On March 26, 2021, the Company entered into an amended and restated $175.0 million unsecured revolving credit agreement (the “2021 Credit Agreement”) with a syndicate of banks, which matures on March 26, 2026. The 2021 Credit Agreement amended and restated the Company’s prior credit agreement, which was scheduled to mature on April 11, 2021. Under the 2021 Credit Agreement, the Company is able to borrow funds at variable interest rates based on, at the Company’s election, the Eurodollar rate or a base rate, plus in each case a spread based on the Company’s consolidated funded debt ratio. Availability of credit requires compliance with certain financial and other covenants, including a maximum consolidated funded debt ratio and minimum consolidated interest coverage ratio as defined in the 2021 Credit Agreement.
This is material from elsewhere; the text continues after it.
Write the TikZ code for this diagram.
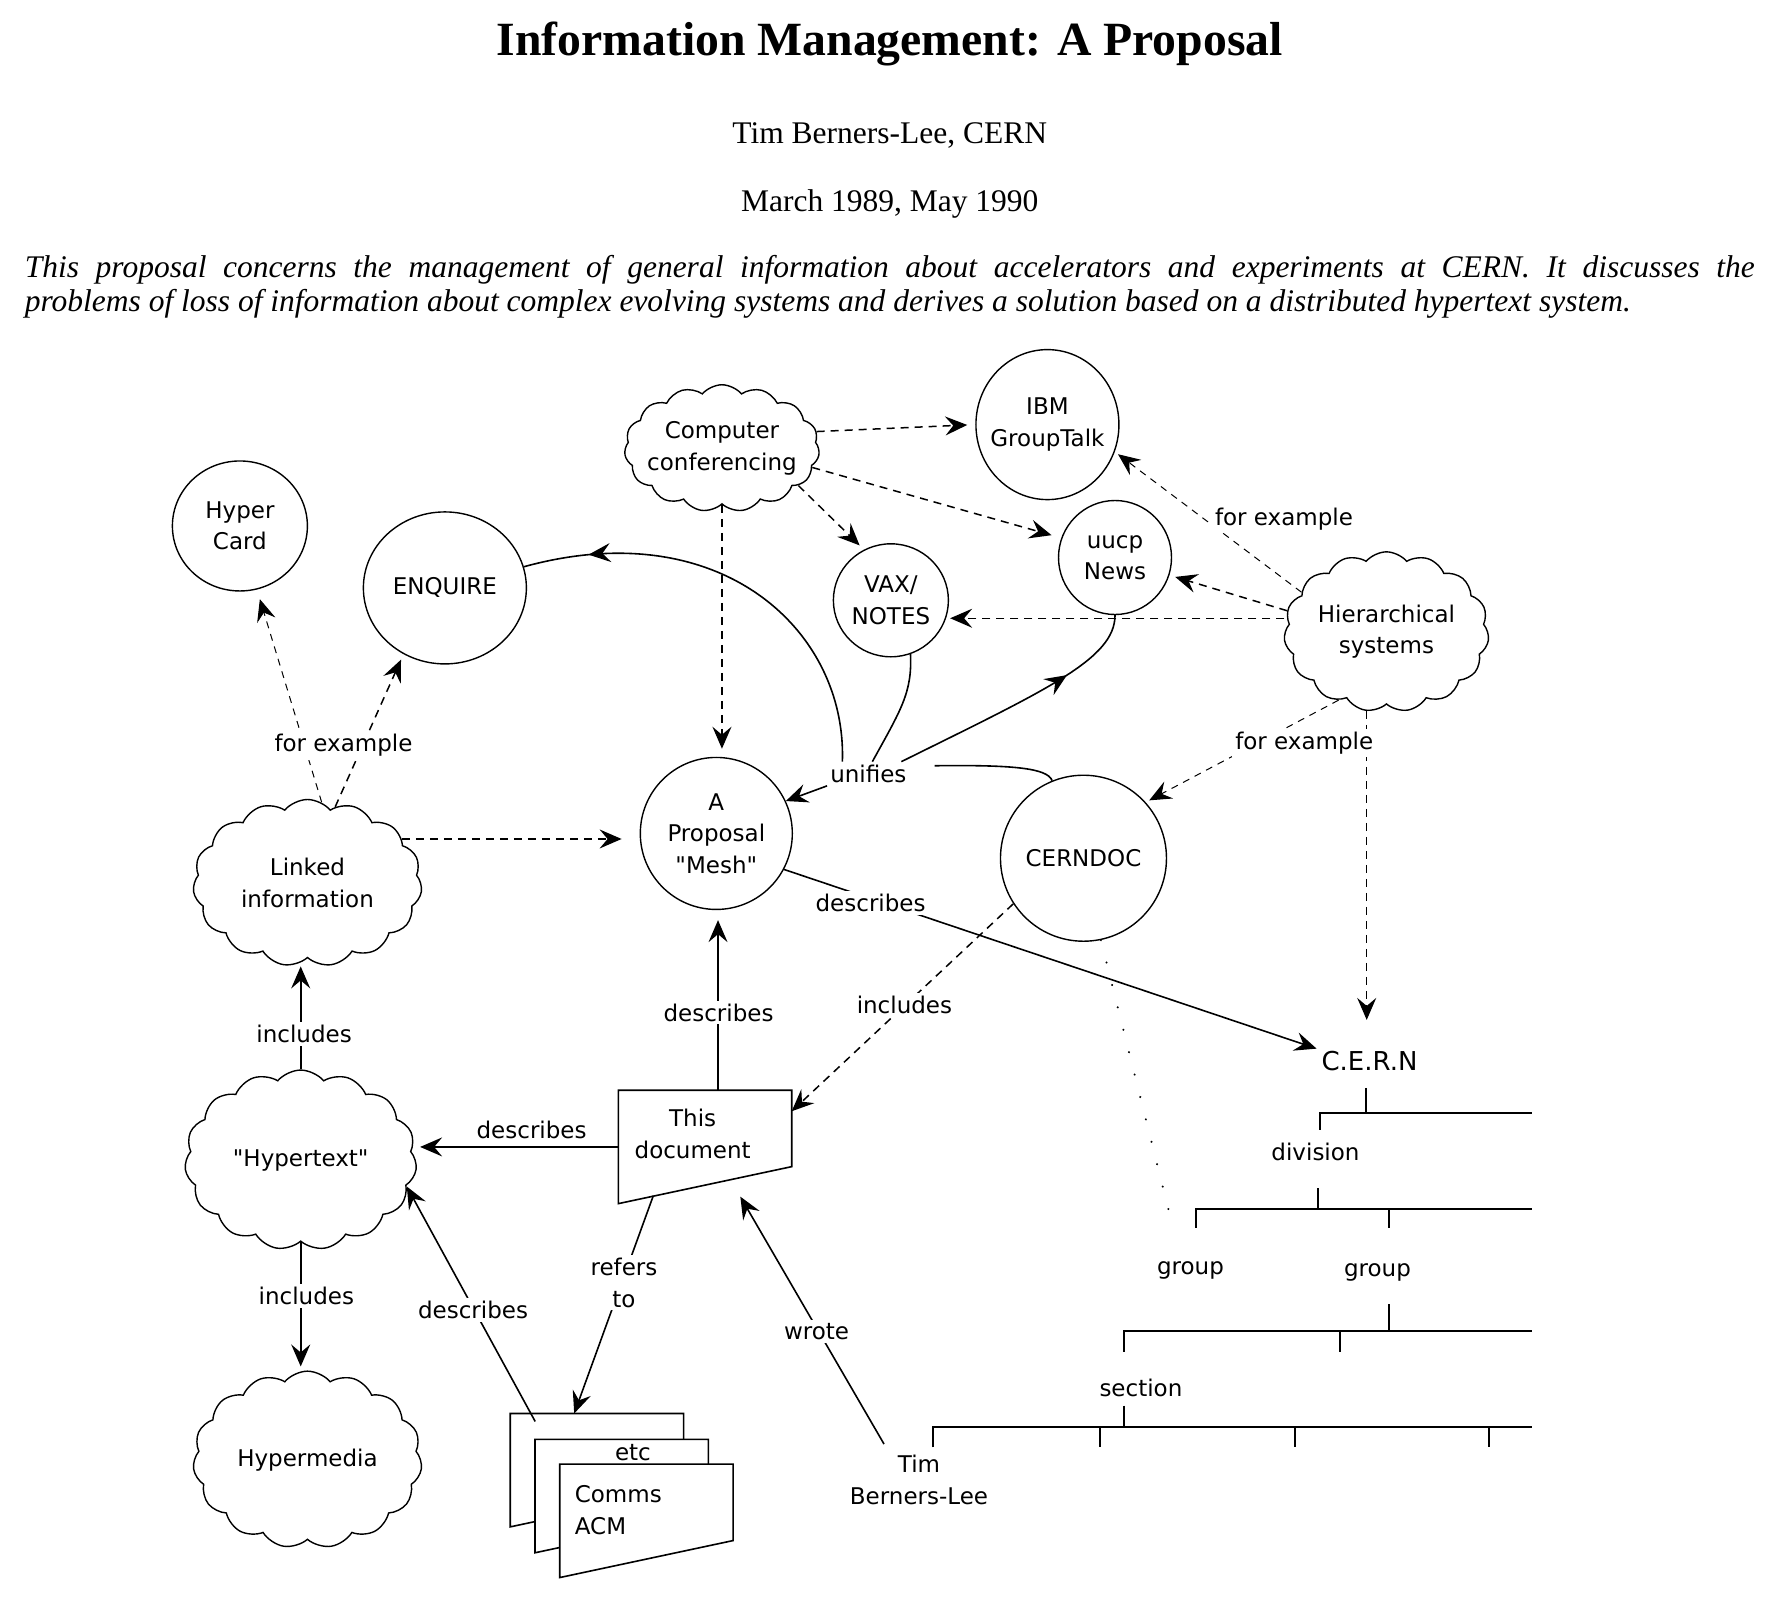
\documentclass[tikz,border=0pt]{standalone}
\usepackage{fontspec}
\setmainfont{Liberation Serif}
\newfontfamily\diafont{DejaVu Sans}
\usetikzlibrary{shapes.geometric,shapes.symbols,arrows.meta,decorations.markings}

\begin{document}
\begin{tikzpicture}[
        x=1.1263pt, y=-1.1263pt,
        every node/.style={font=\diafont\fontsize{23}{31.5}\selectfont, align=center, inner sep=1pt},
        bubble/.style={ellipse, draw, line width=1.4pt, inner sep=-15pt},
        puff/.style={cloud, cloud puffs=15, cloud puff arc=100, cloud ignores aspect, draw, line width=1.4pt, inner sep=0pt, label=center:{#1}},
        docbox/.style={rectangle, minimum width=173pt, minimum height=113pt, anchor=north west},
        docline/.style={line width=1.6pt, fill=white},
        tip/.style={-{Stealth[length=22pt,width=19pt,inset=8pt]}},
        midtip/.style={postaction={decorate}, decoration={markings,
                mark=at position #1 with {\arrow{Stealth[length=22pt,width=19pt,inset=8pt]}}}},
        link/.style={line width=1.6pt},
        dlink/.style={line width=1.5pt, dash pattern=on 8pt off 6pt},
        flink/.style={line width=1pt, dash pattern=on 7pt off 6pt},
        dotlink/.style={line width=2.2pt, line cap=round, dash pattern=on 0.1pt off 23pt},
        lbl/.style={fill=white, inner sep=3pt},
        tree/.style={line width=2pt},
        heading/.style={font=\fontsize{47.7}{50}\selectfont\bfseries, anchor=base},
        body/.style={font=\fontsize{31.5}{35}\selectfont, anchor=base},
        abstract/.style={font=\fontsize{31.5}{35}\selectfont\itshape, anchor=base west, align=left}
    ]
    \useasboundingbox (0,0) rectangle (1568,1433);

    % header
    \node[heading] (title) at (790,49) {Information Management: A Proposal};
    \node[body] (author) at (790,127) {Tim Berners-Lee, CERN};
    \node[body] (date) at (790,188) {March 1989, May 1990};
    \node[abstract] (abs1) at (21,246) {\makebox[1730pt][s]{This proposal concerns the management of general information about accelerators and experiments at CERN. It discusses the}};
    \node[abstract] (abs2) at (21,277) {problems of loss of information about complex evolving systems and derives a solution based on a distributed hypertext system.};

    % clouds and bubbles
    \node[puff={Computer\\conferencing}, minimum width=195pt, minimum height=127pt] (conf) at (641,398) {};
    \node[bubble, minimum width=143pt, minimum height=150pt] (ibm) at (930,377) {IBM\\GroupTalk};
    \node[bubble, minimum width=135pt, minimum height=130pt] (hcard) at (213,467) {Hyper\\Card};
    \node[bubble, minimum width=163pt, minimum height=152pt] (enquire) at (395,522) {ENQUIRE};
    \node[bubble, minimum width=115pt, minimum height=113pt] (vax) at (791,533) {VAX/\\NOTES};
    \node[bubble, minimum width=113pt, minimum height=114pt] (uucp) at (990,495) {uucp\\News};
    \node[puff={Hierarchical\\systems}, minimum width=205pt, minimum height=160pt] (hier) at (1231,561) {};
    \node[puff={Linked\\information}, minimum width=229pt, minimum height=167pt] (linked) at (273,784) {};
    \node[bubble, minimum size=152pt] (mesh) at (636,740) {A\\Proposal\\"Mesh"};
    \node[bubble, minimum size=166pt] (cerndoc) at (962,762) {CERNDOC};
    \node[puff={"Hypertext"}, minimum width=232pt, minimum height=180pt] (hypertext) at (267,1030) {};
    \node[puff={Hypermedia}, minimum width=229pt, minimum height=177pt] (hypermedia) at (273,1296) {};

    % documents
    \node[docbox] (thisdoc) at (549,968) {};
    \draw[docline] (thisdoc.north west) -- (thisdoc.north east) -- ([yshift=37pt]thisdoc.south east) -- (thisdoc.south west) -- cycle;
    \node (thisdoctxt) at (615,1007) {This\\document};
    \foreach \i/\x/\y in {0/453/1255, 1/475/1278, 2/497/1300} {
        \node[docbox] (acm\i) at (\x,\y) {};
        \draw[docline] (acm\i.north west) -- (acm\i.north east) -- ([yshift=37pt]acm\i.south east) -- (acm\i.south west) -- cycle;
    }
    \node (etc) at (562,1290) {etc};
    \node[align=left] (acmtxt) at (549,1341) {Comms\\ACM};
    \node (tbl) at (816,1314) {Tim\\Berners-Lee};

    % the tree
    \node[font=\diafont\fontsize{26}{30}\selectfont] (cern) at (1216,942) {C.E.R.N};
    \node (division) at (1168,1023) {division};
    \node (group1) at (1057,1128) {group};
    \node (group2) at (1223,1130) {group};
    \node (section) at (1013,1232) {section};
    \draw[tree] (1213,966) -- (1213,988);
    \draw[tree] (1172,1003) -- (1172,988) -- (1360,988);
    \draw[tree] (1170,1055) -- (1170,1073);
    \draw[tree] (1062,1090) -- (1062,1073) -- (1360,1073);
    \draw[tree] (1233,1073) -- (1233,1090);
    \draw[tree] (1233,1158) -- (1233,1182);
    \draw[tree] (998,1200) -- (998,1182) -- (1360,1182);
    \draw[tree] (1190,1182) -- (1190,1200);
    \draw[tree] (998,1248) -- (998,1267);
    \draw[tree] (828,1285) -- (828,1267) -- (1360,1267);
    \foreach \x in {977,1150,1322}
        \draw[tree] (\x,1267) -- (\x,1285);
    \coordinate (dotend) at (1042,1092);

    % dashed links
    \draw[dlink, tip, shorten >=8pt] (conf.10) -- (ibm.west);
    \draw[dlink, tip, shorten >=10pt] (conf.-12) -- (uucp.160);
    \draw[dlink, tip, shorten >=6pt] (conf.-26) -- (vax.118);
    \draw[dlink, tip, shorten >=8pt] (conf.south) -- (conf.south |- mesh.north);
    \draw[flink, tip, shorten >=4pt] (hier.155) -- (ibm.-22);
    \draw[dlink, tip, shorten >=6pt] (hier.168) -- (uucp.-18);
    \draw[dlink, tip, shorten >=4pt] (vax.-18 -| hier.west) -- (vax.-18);
    \draw[flink, tip, shorten >=4pt] (hier.-125) -- (cerndoc.42);
    \draw[dlink, tip, shorten >=30pt] (hier.-104) -- (hier.-104 |- cern.north);
    \draw[flink, tip, shorten >=10pt] (linked.80) -- (hcard.-75);
    \draw[dlink, tip, shorten >=6pt] (linked.70) -- (enquire.-122);
    \draw[dlink, tip, shorten >=18pt] (linked.25) -- (linked.25 -| mesh.west);
    \draw[dlink, tip] (cerndoc.-147) -- ([yshift=-21pt]thisdoc.north east);
    \draw[dotlink] (cerndoc.-78) -- (dotend);

    % solid links
    \draw[link, tip, shorten >=8pt] (hypertext.north) -- (hypertext.north |- linked.south);
    \draw[link, tip, shorten >=4pt] (hypertext.south) -- (hypertext.south |- hypermedia.north);
    \draw[link, tip, shorten >=4pt] (thisdoc.west) -- (thisdoc.west -| hypertext.east);
    \draw[link, tip, shorten >=10pt] ([xshift=13pt]thisdoc.north) -- ([xshift=13pt]thisdoc.north |- mesh.south);
    \draw[link, tip] ([xshift=25pt,yshift=-8pt]acm0.north west) -- (hypertext.-14);
    \draw[link, tip] ([xshift=35pt,yshift=8pt]thisdoc.south west) -- ([xshift=64pt]acm0.north west);
    \draw[link, tip] ([xshift=-35pt,yshift=10pt]tbl.north) -- ([xshift=122pt,yshift=7pt]thisdoc.south west);
    \draw[link, tip, shorten >=4pt] (mesh.-28) -- (cern.north west);

    % unifies
    \node[lbl] (unif) at (771,687) {unifies};
    \draw[link, midtip=0.85] ([xshift=-26pt]unif.north) .. controls (752,560) and (640,455) .. (enquire.15);
    \draw[link] ([xshift=4pt]unif.north) .. controls (800,630) and (810,615) .. (vax.-70);
    \draw[link, midtip=0.7] ([xshift=33pt]unif.north) .. controls (930,612) and (990,585) .. (uucp.south);
    \draw[link] ([xshift=25pt,yshift=8pt]unif.east) .. controls (900,679) and (930,682) .. (cerndoc.112);
    \draw[link, tip] (unif.south west) -- (mesh.25);

    % labels
    \node[lbl] (fe1) at (305,662) {for example};
    \node[lbl] (fe2) at (1140,461) {for example};
    \node[lbl] (fe3) at (1158,660) {for example};
    \node[lbl] (desc1) at (773,802) {describes};
    \node[lbl] (desc2) at (638,899) {describes};
    \node[lbl] (inc1) at (803,892) {includes};
    \node[lbl] (inc2) at (270,918) {includes};
    \node[lbl] (desc3) at (472,1003) {describes};
    \node[lbl] (inc3) at (272,1151) {includes};
    \node[lbl] (desc4) at (420,1163) {describes};
    \node[lbl] (refers) at (554,1139) {refers\\to};
    \node[lbl] (wrote) at (725,1182) {wrote};
\end{tikzpicture}
\end{document}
The Company tests its compliance with these financial covenants on a fiscal quarterly basis. As of November 26, 2022, the interest rates applicable to the Company’s borrowings under the 2021 Credit Agreement would be calculated as LIBOR plus 1.00% at the time of the respective borrowing. The 2021 Credit Agreement includes provisions for the phasing out of LIBOR to the Secured Overnight Financing Rate (“SOFR”). As of November 26, 2022, the Company had no outstanding borrowings and had outstanding letters of credit amounting to $60.8 million, leaving $114.2 million available for borrowing under the 2021 Credit Agreement.

As of November 26, 2022, the Company was in compliance with all covenants under the 2021 Credit Agreement.